Mt Woods copper-gold Joint Venture. Source: IMX Resources web page

 

As at 30 September 2012, OZ Exploration has spent approximately $14 million of the $20 million.

Under the terms of the new HoA, and subject to execution of binding transaction documents and various approvals and consents, OZ Minerals has agreed to pay IMX $5 million cash.

The deal is sweetened further, upon the required IMX shareholder approvals being obtained and completion of the transaction, with IMX and OZ Minerals agreeing to cancel the 33.9 million IMX ordinary shares held by OZ.

This will be completed with no cash consideration to be payable by IMX to OZL for that cancellation.

As a result, IMX expects to issue 33.9 million replacement shares in the coming days to new investors.

The company said the issue of these new shares to off-set the share cancellation will mean total funds derived from the sale, share cancellation and capital raise will be approximately $8.7 million.

Assuming the deal is completed and IMX shareholders approval is obtained, no overall increase in issued capital or dilution to existing shareholders will result.

Until such time as shareholder approval is obtained and completion occurs there will, however, be an intervening period where the issued capital will increase above the 362 million shares currently on issue.

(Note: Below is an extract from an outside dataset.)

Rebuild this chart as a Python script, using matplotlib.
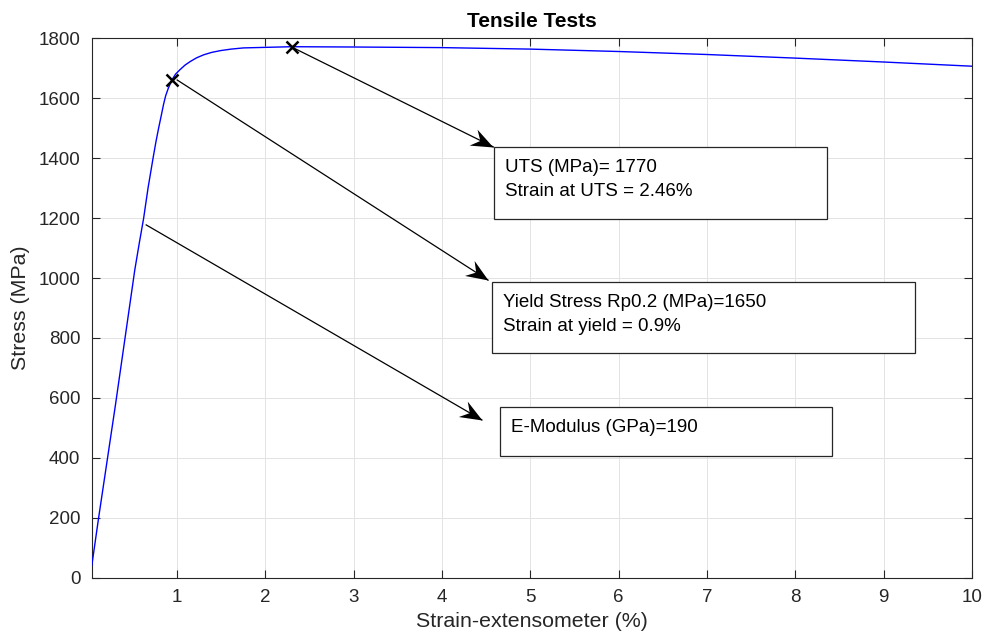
import matplotlib
matplotlib.use("Agg")
import numpy as np
import matplotlib.pyplot as plt
from matplotlib.patches import Rectangle
from matplotlib.path import Path
from matplotlib.markers import MarkerStyle
from matplotlib.transforms import Affine2D

plt.rcParams["font.family"] = ["Liberation Sans", "DejaVu Sans"]

# stress-strain curve
strain = [0.034, 0.11, 0.30, 0.52, 0.57, 0.62, 0.67, 0.73, 0.76, 0.79, 0.82, 0.845,
          0.87, 0.90, 0.94, 0.98, 1.03, 1.09, 1.15, 1.22, 1.30, 1.39, 1.49, 1.61,
          1.75, 2.02, 2.30, 3, 4, 5, 6, 7, 8, 9, 10]
stress = [43, 200, 575, 1027, 1115, 1199, 1300, 1405, 1455, 1500, 1542, 1578,
          1608, 1633, 1660, 1679, 1694, 1710, 1722, 1734, 1744, 1752, 1758, 1763,
          1767, 1769, 1771, 1770, 1768, 1763, 1755, 1745, 1733, 1720, 1706]

# marked points (yield, UTS)
mark_x = [0.94, 2.30]
mark_y = [1660, 1771]

# annotation boxes: (x0, y0, x1, y1) in data units, text lines
box_rects = [(4.59, 1196, 8.36, 1436), (4.57, 750, 9.36, 988), (4.66, 407, 8.42, 569)]
box_lines = [["UTS (MPa)= 1770", "Strain at UTS = 2.46%"],
             ["Yield Stress Rp0.2 (MPa)=1650", "Strain at yield = 0.9%"],
             ["E-Modulus (GPa)=190"]]
box_text_x = [4.71, 4.69, 4.78]
box_text_y = [[1367, 1287], [920, 837], [500]]

# arrows: start -> end
arrow_start = [(2.317, 1767), (1.0, 1660), (0.649, 1177)]
arrow_end = [(4.58, 1437), (4.52, 993), (4.45, 527)]

# notched ("vback") arrow head, tip at origin pointing +x
HEAD = Path([(0, 0), (-1, 0.4), (-0.66, 0), (-1, -0.4), (0, 0)],
            [Path.MOVETO, Path.LINETO, Path.LINETO, Path.LINETO, Path.CLOSEPOLY])

fig = plt.figure(figsize=(9.82, 6.41), dpi=100)
ax = fig.add_axes([0.0932, 0.0983, 0.8966, 0.8424])
ax.set_xlim(0.03, 10)
ax.set_ylim(0, 1800)

ax.plot(strain, stress, color="#0000ff", lw=1.0, zorder=3)
ax.plot(mark_x, mark_y, "x", color="k", ms=8, mew=1.8, zorder=5)

for (x0, y0, x1, y1), lines, tx, tys in zip(box_rects, box_lines, box_text_x, box_text_y):
    ax.add_patch(Rectangle((x0, y0), x1 - x0, y1 - y0, facecolor="white",
                           edgecolor="#262626", lw=0.9, zorder=4))
    for s, ty in zip(lines, tys):
        ax.text(tx, ty, s, fontsize=13.5, color="k", va="center", ha="left", zorder=6)

for s, e in zip(arrow_start, arrow_end):
    ax.plot([s[0], e[0]], [s[1], e[1]], color="k", lw=0.9, zorder=6)
    (px0, py0), (px1, py1) = ax.transData.transform([s, e])
    ang = np.degrees(np.arctan2(py1 - py0, px1 - px0))
    m = MarkerStyle(HEAD, transform=Affine2D().rotate_deg(ang))
    ax.plot([e[0]], [e[1]], marker=m, ms=32, color="k", mew=0, ls="none", zorder=7)

ax.set_xticks(range(1, 11))
ax.set_yticks(range(0, 1801, 200))
ax.grid(True, color="#e3e3e3", lw=0.7)
ax.set_axisbelow(True)
ax.tick_params(direction="in", top=True, right=True, length=6, width=0.8,
               colors="#262626", labelsize=13.5, pad=8)
for sp in ax.spines.values():
    sp.set_color("#262626")
    sp.set_linewidth(0.8)

ax.set_xlabel("Strain-extensometer (%)", fontsize=15.4, color="#262626", labelpad=4)
ax.set_ylabel("Stress (MPa)", fontsize=15.4, color="#262626", labelpad=6)
ax.set_title("Tensile Tests", fontsize=15, fontweight="bold", pad=8)

fig.savefig("out.png", dpi=100)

“This agreement provides an elegant and equitable solution to the dissolution of the Mt Woods Joint Venture with OZ Minerals and allows both parties to walk away winner,” IMX Resources managing director Neil Meadows said in the company’s announcement to the Australian Securities Exchange.

“IMX receives a significant injection of cash and we smoothly manage the exit of a major shareholder from our register and introduce new investors through a placement, without any dilutionary impact on our existing shareholders.”

A heads of agreement has been signed but is non-binding until IMX and OZL complete the transaction documentation, which IMX indicated is expected to occur before the end of November 2012.